AIM OF THE TASK: Repeat the lines below exactly as written, please, from the line with "Emit a web page" to the line with "const markerLabels = ['faint', 'none', 'none', 'full', 'full'];", both lines included, and no others.

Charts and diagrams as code
※ ※ ※

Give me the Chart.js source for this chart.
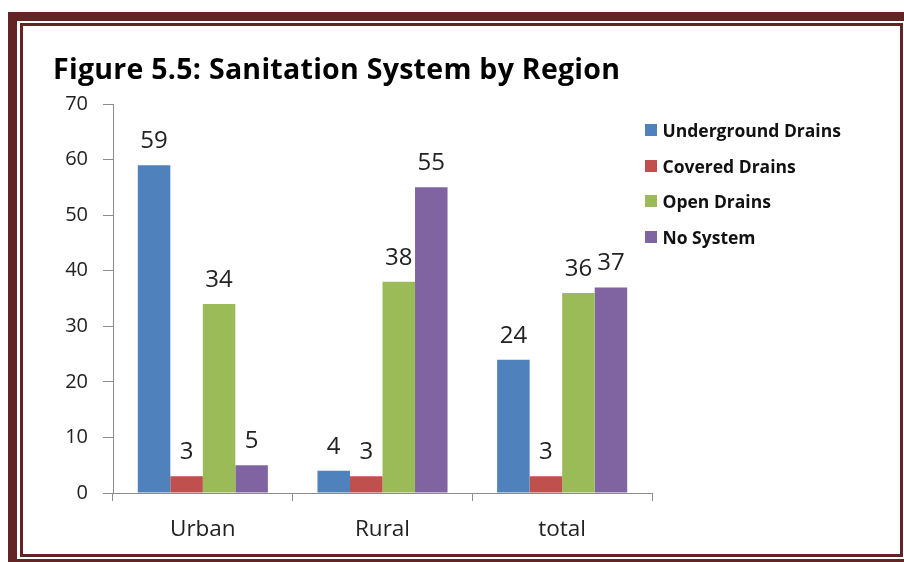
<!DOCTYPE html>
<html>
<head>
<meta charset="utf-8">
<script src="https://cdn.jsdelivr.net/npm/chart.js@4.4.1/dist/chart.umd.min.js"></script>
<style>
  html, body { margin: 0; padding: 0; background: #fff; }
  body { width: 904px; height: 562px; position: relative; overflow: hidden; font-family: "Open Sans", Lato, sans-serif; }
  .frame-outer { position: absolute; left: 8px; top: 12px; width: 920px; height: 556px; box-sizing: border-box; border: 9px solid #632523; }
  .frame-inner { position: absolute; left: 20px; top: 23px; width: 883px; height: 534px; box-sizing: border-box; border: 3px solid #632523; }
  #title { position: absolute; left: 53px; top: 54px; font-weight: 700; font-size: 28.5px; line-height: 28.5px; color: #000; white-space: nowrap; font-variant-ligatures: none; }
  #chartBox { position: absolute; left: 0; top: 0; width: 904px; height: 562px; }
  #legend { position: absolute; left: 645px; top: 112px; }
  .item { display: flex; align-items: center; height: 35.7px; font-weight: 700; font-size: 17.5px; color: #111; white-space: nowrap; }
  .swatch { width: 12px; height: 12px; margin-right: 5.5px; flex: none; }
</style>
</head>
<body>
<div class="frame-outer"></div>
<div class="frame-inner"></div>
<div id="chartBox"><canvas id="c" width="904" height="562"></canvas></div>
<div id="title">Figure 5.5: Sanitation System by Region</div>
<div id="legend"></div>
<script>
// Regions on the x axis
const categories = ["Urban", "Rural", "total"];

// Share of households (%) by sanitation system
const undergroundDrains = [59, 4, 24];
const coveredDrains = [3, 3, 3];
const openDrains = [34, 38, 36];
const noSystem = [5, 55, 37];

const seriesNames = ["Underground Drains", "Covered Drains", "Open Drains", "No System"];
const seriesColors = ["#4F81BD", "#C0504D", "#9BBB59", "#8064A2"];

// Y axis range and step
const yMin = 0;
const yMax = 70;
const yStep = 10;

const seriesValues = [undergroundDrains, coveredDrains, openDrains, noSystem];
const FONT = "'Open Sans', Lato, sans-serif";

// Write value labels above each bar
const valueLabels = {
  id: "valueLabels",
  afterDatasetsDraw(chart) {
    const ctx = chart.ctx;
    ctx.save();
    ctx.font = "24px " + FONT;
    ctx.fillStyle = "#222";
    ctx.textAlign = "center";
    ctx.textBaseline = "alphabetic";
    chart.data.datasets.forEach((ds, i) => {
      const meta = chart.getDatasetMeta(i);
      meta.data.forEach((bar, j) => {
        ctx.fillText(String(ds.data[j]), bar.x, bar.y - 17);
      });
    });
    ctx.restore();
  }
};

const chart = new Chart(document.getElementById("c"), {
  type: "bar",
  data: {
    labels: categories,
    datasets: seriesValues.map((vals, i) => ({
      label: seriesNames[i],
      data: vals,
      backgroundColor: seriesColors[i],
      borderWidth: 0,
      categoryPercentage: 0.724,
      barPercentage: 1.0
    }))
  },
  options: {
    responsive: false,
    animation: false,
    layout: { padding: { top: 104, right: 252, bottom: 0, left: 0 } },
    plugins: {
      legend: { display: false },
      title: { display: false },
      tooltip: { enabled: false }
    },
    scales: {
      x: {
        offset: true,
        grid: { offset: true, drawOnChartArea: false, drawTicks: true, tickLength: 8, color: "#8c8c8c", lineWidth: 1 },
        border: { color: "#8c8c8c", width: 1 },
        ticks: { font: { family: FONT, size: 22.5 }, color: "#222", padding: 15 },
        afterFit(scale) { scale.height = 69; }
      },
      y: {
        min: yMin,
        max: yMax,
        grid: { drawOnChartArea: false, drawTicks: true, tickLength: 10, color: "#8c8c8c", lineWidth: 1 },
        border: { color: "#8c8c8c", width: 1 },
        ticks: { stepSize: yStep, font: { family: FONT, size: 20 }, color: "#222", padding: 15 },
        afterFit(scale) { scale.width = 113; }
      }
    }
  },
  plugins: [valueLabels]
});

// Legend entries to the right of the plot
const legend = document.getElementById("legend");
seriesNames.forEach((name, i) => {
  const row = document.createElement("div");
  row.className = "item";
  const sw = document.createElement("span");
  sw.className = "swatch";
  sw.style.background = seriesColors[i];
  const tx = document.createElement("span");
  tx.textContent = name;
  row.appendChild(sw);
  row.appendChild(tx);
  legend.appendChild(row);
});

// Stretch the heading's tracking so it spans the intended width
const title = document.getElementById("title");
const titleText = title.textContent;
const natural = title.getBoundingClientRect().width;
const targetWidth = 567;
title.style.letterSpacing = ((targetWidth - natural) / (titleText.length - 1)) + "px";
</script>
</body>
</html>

※ ※ ※

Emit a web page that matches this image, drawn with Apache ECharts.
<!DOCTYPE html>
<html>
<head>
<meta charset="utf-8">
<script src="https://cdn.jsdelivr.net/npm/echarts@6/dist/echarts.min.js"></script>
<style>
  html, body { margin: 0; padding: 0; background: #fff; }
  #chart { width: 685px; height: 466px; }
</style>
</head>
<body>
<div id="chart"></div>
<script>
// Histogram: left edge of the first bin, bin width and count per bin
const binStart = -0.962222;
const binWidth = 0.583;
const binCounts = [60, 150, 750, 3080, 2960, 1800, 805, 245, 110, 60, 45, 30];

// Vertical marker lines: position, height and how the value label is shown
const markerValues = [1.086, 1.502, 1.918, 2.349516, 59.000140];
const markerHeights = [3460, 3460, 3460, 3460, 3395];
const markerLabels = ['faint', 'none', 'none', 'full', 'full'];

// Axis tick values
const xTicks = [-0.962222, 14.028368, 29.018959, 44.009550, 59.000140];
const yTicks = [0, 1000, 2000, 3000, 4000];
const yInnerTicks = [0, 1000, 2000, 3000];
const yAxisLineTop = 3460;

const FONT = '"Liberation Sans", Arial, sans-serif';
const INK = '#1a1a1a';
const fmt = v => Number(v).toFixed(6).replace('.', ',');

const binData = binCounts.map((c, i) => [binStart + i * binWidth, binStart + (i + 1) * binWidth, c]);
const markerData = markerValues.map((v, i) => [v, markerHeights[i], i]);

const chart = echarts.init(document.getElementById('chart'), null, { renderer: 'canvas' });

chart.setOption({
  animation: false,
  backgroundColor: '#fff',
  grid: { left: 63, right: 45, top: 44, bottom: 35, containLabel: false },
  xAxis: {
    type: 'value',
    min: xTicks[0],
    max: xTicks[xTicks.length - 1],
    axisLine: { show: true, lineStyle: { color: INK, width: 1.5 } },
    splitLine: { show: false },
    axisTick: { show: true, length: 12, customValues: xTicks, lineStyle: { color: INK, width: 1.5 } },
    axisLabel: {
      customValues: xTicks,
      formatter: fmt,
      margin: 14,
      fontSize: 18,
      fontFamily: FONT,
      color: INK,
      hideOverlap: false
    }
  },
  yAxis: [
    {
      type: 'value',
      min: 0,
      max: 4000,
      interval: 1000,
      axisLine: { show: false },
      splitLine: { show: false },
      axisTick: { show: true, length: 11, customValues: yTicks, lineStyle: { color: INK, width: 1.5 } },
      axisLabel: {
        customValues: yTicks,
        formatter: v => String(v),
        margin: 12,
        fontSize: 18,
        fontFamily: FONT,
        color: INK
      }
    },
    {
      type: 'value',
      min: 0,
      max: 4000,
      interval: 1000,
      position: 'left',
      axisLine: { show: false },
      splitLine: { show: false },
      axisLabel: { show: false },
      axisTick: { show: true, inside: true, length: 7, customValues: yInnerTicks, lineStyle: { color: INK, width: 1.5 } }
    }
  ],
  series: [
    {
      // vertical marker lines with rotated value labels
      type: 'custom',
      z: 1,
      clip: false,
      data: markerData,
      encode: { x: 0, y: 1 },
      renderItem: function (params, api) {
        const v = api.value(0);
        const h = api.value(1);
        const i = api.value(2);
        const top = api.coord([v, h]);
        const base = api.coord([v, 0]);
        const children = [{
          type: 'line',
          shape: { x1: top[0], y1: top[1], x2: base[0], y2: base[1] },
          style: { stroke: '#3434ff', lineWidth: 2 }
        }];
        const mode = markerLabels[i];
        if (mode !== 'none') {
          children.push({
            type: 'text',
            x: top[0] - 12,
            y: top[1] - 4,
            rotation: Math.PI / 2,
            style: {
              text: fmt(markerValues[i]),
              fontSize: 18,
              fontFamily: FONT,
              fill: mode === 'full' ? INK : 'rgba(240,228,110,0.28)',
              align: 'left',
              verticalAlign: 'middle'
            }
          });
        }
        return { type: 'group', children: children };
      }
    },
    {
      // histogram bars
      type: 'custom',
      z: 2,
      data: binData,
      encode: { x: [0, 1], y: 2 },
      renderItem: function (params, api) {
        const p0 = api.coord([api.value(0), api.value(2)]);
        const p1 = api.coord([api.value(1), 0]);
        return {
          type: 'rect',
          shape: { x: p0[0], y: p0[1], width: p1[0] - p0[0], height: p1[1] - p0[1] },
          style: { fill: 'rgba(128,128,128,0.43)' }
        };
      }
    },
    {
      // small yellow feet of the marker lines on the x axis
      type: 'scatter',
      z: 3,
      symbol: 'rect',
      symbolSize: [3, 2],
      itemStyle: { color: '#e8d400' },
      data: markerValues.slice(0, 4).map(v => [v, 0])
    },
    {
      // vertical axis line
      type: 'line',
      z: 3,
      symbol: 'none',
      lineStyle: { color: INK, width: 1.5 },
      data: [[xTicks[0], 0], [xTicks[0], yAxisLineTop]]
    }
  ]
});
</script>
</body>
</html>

※ ※ ※

FINAL ANSWER:
Emit a web page that matches this image, drawn with Apache ECharts.
<!DOCTYPE html>
<html>
<head>
<meta charset="utf-8">
<script src="https://cdn.jsdelivr.net/npm/echarts@6/dist/echarts.min.js"></script>
<style>
  html, body { margin: 0; padding: 0; background: #fff; }
  #chart { width: 685px; height: 466px; }
</style>
</head>
<body>
<div id="chart"></div>
<script>
// Histogram: left edge of the first bin, bin width and count per bin
const binStart = -0.962222;
const binWidth = 0.583;
const binCounts = [60, 150, 750, 3080, 2960, 1800, 805, 245, 110, 60, 45, 30];

// Vertical marker lines: position, height and how the value label is shown
const markerValues = [1.086, 1.502, 1.918, 2.349516, 59.000140];
const markerHeights = [3460, 3460, 3460, 3460, 3395];
const markerLabels = ['faint', 'none', 'none', 'full', 'full'];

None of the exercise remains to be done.